Where there is a clear and unambiguous representation not to enforce pre-existing legal rights, relied on by the representee, the representor is 'estopped' from denying its truth. Mutually exclusive with i). WIth proprietary estoppel, also called equitable estoppel. Created by Lord Denning in (High Trees) when he tapped into slender stream of authority from (Brogden v Metropolitan Railway) to distinguish (Jordan v Money).


(High Trees)
(Tool Metal Manufacturing v Tungsten)


(Collier v P&MJ Wright Holdings)


iii) Proprietary Estoppel


Where a landowner either actively induces or passively acquiesces in a claimant's mistaken belief that he has/will be given an interest of some kind in the former's land, he is estopped from denying it.


(Thorner v Major)

Scope of Application of Reliance-Based Estoppel

Scope of Application of Estoppel mainly relates to its applicability as a cause of action. This differs from diff types of reliance-based estoppels:




1) Proprietary Estoppel may found a cause of action.


(Thorner v Major)


(Crabb v Arun District Council)


(Gillett v Holt)


However, this depends on what courts think would be the most 'proportionate' way of achieving justice.


(Jenning v Rice)




2) Estoppel by Rep of Fact & Promissory Estoppel are confined to operation by way of defence and not a cause of action. This otherwise known as the 'shield not sword' principle.


(Combe v Combe)


(Baird Textiles v M&S)


Exceptions have been made against public authorities, though the precedence is almost solely founded by Denning J again.

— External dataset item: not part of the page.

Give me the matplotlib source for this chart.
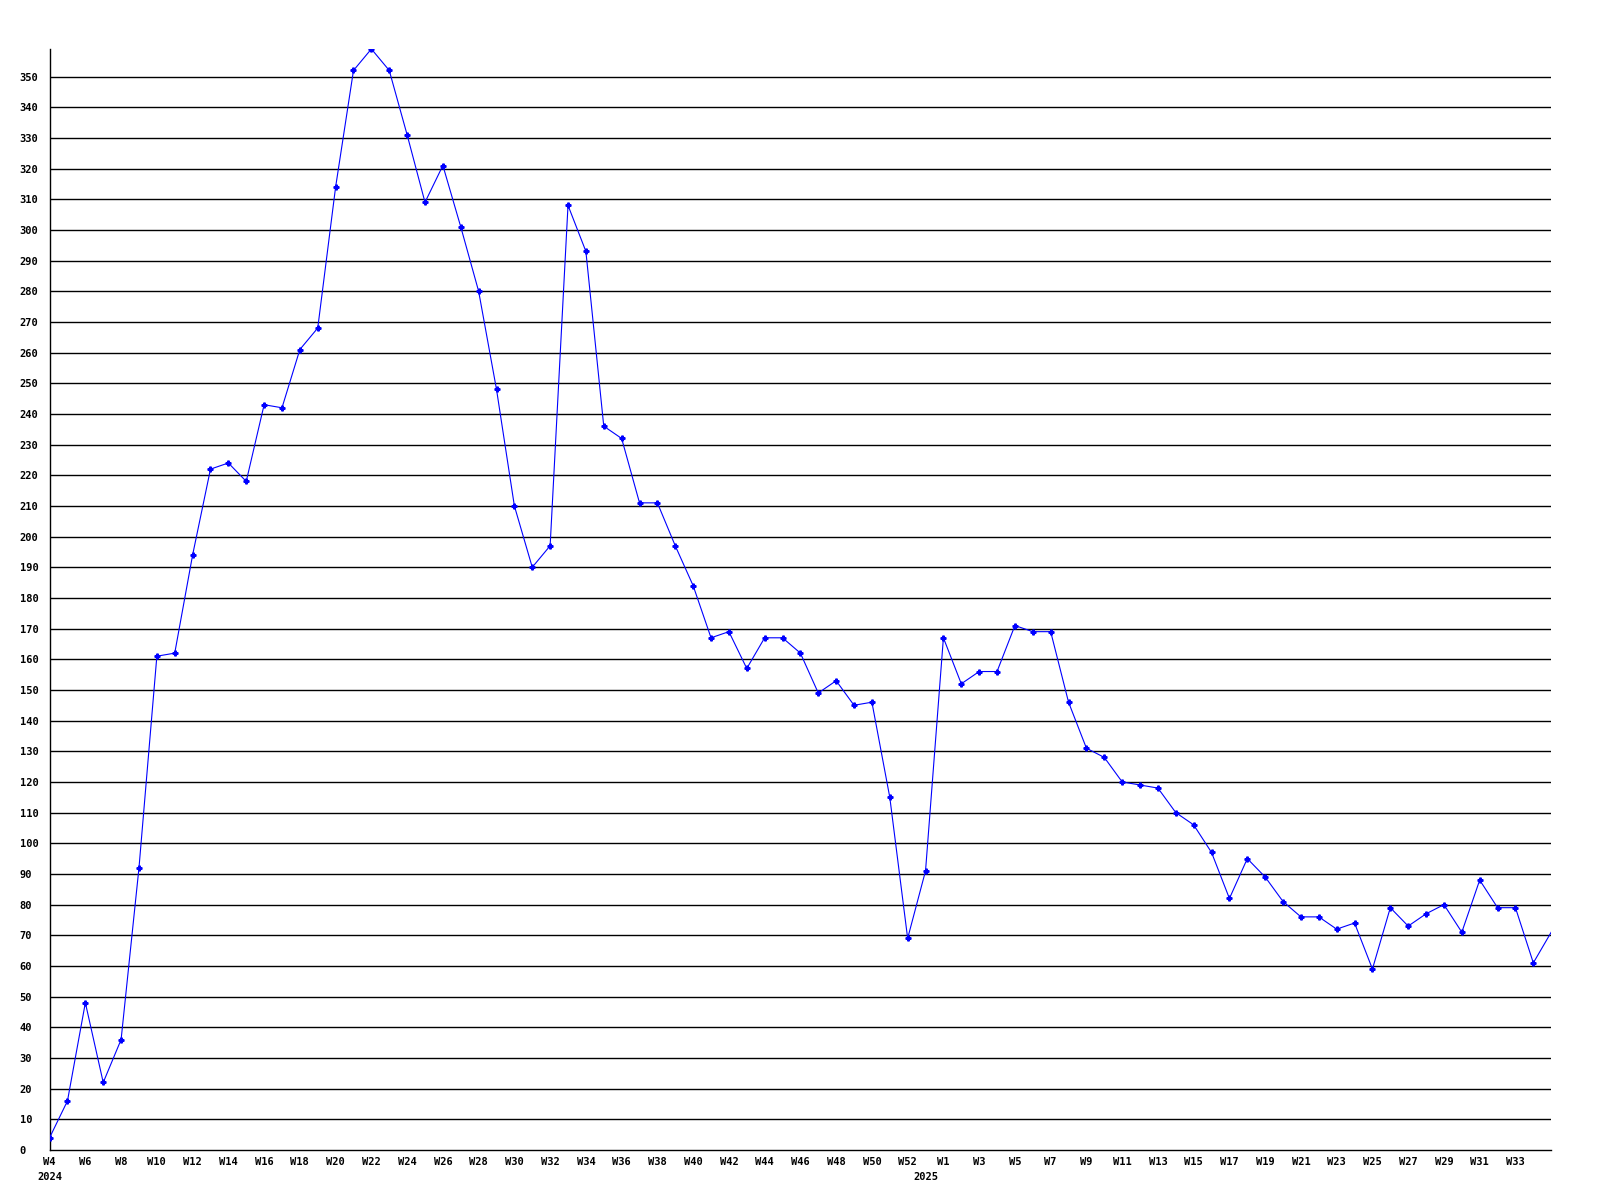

(Robertson v Ministers of Pensions)


(Lever Finance v Westminster London Borough)


Followed by Etherton J in (Hearn v Younger)


Furthermore, while estoppel by rep of fact cannot found a cause of action, it can, when operating as a rule of evidence, support a cause of action that would otherwise fail.

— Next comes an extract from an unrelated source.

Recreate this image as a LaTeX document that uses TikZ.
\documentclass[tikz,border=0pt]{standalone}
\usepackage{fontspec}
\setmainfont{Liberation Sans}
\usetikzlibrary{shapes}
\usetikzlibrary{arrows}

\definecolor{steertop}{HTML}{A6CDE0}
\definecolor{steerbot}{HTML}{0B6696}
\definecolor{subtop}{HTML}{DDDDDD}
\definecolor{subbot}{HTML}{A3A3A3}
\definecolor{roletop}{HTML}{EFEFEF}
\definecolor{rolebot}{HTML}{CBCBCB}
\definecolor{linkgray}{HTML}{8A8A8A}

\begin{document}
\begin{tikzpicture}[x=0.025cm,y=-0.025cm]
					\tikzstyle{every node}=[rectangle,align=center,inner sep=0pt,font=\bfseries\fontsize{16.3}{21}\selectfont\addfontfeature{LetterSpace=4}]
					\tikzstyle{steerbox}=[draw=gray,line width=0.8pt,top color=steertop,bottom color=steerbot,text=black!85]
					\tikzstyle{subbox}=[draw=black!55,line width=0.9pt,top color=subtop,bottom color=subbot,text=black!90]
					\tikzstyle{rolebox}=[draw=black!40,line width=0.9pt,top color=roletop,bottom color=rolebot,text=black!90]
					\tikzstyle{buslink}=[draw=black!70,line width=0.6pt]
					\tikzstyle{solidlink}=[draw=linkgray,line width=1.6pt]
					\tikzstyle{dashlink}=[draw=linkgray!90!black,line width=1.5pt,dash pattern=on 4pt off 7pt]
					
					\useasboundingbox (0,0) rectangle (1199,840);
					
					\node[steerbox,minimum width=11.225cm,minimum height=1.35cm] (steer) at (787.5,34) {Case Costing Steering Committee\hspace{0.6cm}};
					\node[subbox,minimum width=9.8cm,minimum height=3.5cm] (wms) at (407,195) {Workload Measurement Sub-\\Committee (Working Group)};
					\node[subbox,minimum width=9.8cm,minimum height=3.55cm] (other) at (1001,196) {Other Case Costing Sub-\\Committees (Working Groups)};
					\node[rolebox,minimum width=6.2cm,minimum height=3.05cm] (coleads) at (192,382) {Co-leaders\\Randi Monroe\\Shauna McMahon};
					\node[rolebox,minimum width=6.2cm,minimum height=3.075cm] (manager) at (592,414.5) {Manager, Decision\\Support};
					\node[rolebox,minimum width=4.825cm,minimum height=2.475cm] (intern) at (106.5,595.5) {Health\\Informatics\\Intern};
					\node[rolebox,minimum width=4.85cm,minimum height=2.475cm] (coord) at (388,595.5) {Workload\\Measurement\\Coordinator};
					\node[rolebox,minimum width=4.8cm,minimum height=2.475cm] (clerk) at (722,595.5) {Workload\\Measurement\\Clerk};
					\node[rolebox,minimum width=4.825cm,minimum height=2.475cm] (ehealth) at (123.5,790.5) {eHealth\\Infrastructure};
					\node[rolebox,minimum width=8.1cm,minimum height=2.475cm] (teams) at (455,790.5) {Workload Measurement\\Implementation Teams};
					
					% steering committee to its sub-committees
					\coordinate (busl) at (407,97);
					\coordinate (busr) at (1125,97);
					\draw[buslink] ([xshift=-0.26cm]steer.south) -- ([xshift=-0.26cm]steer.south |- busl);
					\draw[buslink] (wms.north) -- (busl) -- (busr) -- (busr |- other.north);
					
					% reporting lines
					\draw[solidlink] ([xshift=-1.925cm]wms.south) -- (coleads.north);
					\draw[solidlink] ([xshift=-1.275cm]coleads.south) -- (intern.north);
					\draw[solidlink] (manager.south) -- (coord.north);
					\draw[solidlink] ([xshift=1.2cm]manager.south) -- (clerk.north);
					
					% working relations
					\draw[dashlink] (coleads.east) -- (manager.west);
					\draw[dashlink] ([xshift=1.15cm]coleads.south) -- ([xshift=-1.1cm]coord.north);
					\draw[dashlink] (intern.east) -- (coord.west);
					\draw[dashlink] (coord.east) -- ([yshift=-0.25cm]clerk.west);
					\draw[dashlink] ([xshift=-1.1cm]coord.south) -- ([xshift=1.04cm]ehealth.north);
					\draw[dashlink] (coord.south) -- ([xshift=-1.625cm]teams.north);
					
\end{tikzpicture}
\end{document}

(Amalgamated Investments v Texas Commercial Bank)

Requirements for Application of Reliance-Based Estoppels

There are 4 requirements of estoppel:




1) Representation/Promise must be clear and unambiguous.


(Central London Property Trust Ltd v High Trees)

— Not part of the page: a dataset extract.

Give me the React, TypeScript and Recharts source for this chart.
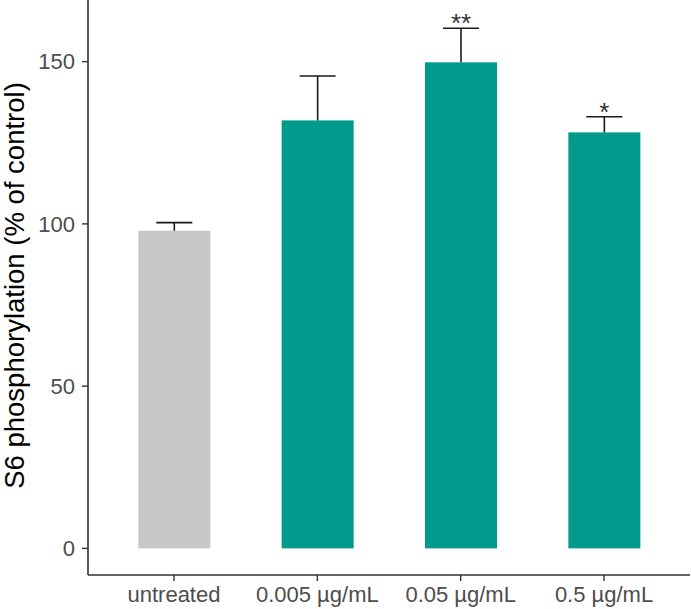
import React from "react";
import { BarChart, Bar, XAxis, YAxis, Cell } from "recharts";

// values
const categories = ["untreated", "0.005 µg/mL", "0.05 µg/mL", "0.5 µg/mL"];
const means = [97.9, 131.9, 149.8, 128.2];
const errors = [2.5, 13.7, 10.5, 4.8];
const sigLabels = ["", "", "**", "*"];
const yTicks = [0, 50, 100, 150];

const rows = categories.map((name, i) => ({
  name,
  mean: means[i],
  err: errors[i],
  sig: sigLabels[i],
}));

const barColors = ["#C8C8C8", "#019A8D", "#019A8D", "#019A8D"];
const FONT = "'Liberation Sans', Arial, sans-serif";

// bar + upper error whisker + significance stars
const BarWithError = (props: any) => {
  const { x, y, width, height, fill, payload } = props;
  const cx = x + width / 2;
  const pxPerUnit = height / payload.mean;
  const errY = y - payload.err * pxPerUnit;
  return (
    <g>
      <rect x={x} y={y} width={width} height={height} fill={fill} />
      <line x1={cx} x2={cx} y1={y} y2={errY} stroke="#1a1a1a" strokeWidth={1.6} />
      <line x1={cx - 18} x2={cx + 18} y1={errY} y2={errY} stroke="#1a1a1a" strokeWidth={1.6} />
      {payload.sig ? (
        <text x={cx} y={errY + 4} textAnchor="middle" fontSize={26} fontFamily={FONT} fill="#333">
          {payload.sig}
        </text>
      ) : null}
    </g>
  );
};

const YTitle = (props: any) => {
  const vb = props.viewBox || { x: 0, y: 0, height: 575 };
  const cy = vb.y + vb.height / 2 - 2;
  const tx = 23.5;
  return (
    <text
      x={tx}
      y={cy}
      transform={`rotate(-90 ${tx} ${cy})`}
      textAnchor="middle"
      fontSize={27.5}
      fontFamily={FONT}
      fill="#000"
    >
      S6 phosphorylation (% of control)
    </text>
  );
};

export default function App() {
  return (
    <div style={{ position: "absolute", left: 0, top: 0, background: "#fff" }}>
      <BarChart
        width={691}
        height={609}
        data={rows}
        margin={{ top: 0, right: 1, bottom: 0, left: 0 }}
      >
        <XAxis
          dataKey="name"
          height={34}
          interval={0}
          padding={{ left: 14.3, right: 14.3 }}
          tickSize={6}
          tickMargin={5}
          tick={{ fill: "#4d4d4d", fontSize: 22, fontFamily: FONT }}
          axisLine={{ stroke: "#333", strokeWidth: 1.6 }}
          tickLine={{ stroke: "#333", strokeWidth: 1.4 }}
        />
        <YAxis
          type="number"
          width={88}
          domain={[-8.2, 169]}
          ticks={yTicks}
          allowDataOverflow
          tickSize={6}
          tickMargin={7}
          tick={{ fill: "#4d4d4d", fontSize: 22, fontFamily: FONT }}
          axisLine={{ stroke: "#333", strokeWidth: 1.6 }}
          tickLine={{ stroke: "#333", strokeWidth: 1.4 }}
          label={{ content: YTitle }}
        />
        <Bar dataKey="mean" barSize={72} isAnimationActive={false} shape={<BarWithError />}>
          {rows.map((r, i) => (
            <Cell key={r.name} fill={barColors[i]} />
          ))}
        </Bar>
      </BarChart>
    </div>
  );
}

This is judges by the equivalent test of certainty as is required for the formation of a contract.


(Baird Textiles v M&S)


(Woodhouse Cocoa Ltd v Nigerian Product Marketing Co Ltd)




2) The representation/promise must relate to existing legal rights.


This is because Estoppel cannot take the place of consideration in the formation of a contract, but only when the existing contractual rights are being varied. While Denning J did not emphasize this in (High Trees), it has been applied ever since.


Note that no such restriction applies for estoppel by rep of existing fact.




3) Representee must have relied on the representor's promise or representation.


That reliance is required for estoppel to operate is set in stone. Controversy arises as to the degree of reliance required, and it appears that diff types of Estoppel require diff degrees of reliance:


i) Estoppel by Rep of Fact requires detrimental reliance.


(Spencer, Bower and Turner)


ii) Promissory Estoppel, however, is not so strict. Even though such detrimental reliance was factually present in (Hughes v Metropolitan Railway Co.) only a change of position is required - the representee need only have acted differently than if the rep. was not made. If it were, it would be rarely beneficial since debtors let of the balance rarely spend it on something detrimental.


(Emmanuel Ayodeji Ajayi v R T Briscoe)


(Prince Jefri Bolkiah v State of Brunei)


This view of promissory estoppel has been particularly supported by Lord Denning.


(W J Alan v El Nasr Export and Import)


(Brikom Investments v Carr)


However, Lord Denning suggested extra-judicially that a distinction between express promises, which in his view is binding once acted upon by the representee, and conduct implying such promises, for which detrimental reliance is necessary, exists. Some support can be found for it in case law, although it has not been expressly recognized.


(Collier v P&MJ Wright Holdings)




4) It must be inequitable/unconscionable/unfair for the representor to resile from or deny the positions that he has promised/represented.


This essential element is what gives Estoppel judicial discretion and flexibility.


Per Lord Denning in (D & C Builders v Rees)


This concept is unclear and vague, nevertheless, case law has held that:


i) A debtor who seeks to persuade a creditor to accept less than what is owed only acts equitably when he fully discloses his financial position.


(Adams v Hanna & Son Ltd)
ii) Coercing a debtor to accept less than is owed is inequitable


(D & C Builders v Rees)

Impact of Reliance-Based Estoppel

The most common view in cases and commentary is that the effects of Estoppel are merely suspensory.


(Tool Metal Manufacturing v Tungsten Electric)


(Emmanuel Ayodeji Ajayi v R T Briscoe)




However, Denning J has emphatically been of the opinion that the doctrine works to extinguish the pre-existing rights of the representor.


(High Trees)
(D & C Builders v Rees)




This conflict can be resolved by purporting that it is part-extinctive and part-suspensory. With respect to future, executory obligations, the representor may resile from his current representation upon giving reasonable notice, but only where the representee has the opporunity to resume his original position (i.e. equitable). With respect to representation already made and relied upon, estoppel will have an extinctive effect.



This seems to be in line with other cases as well.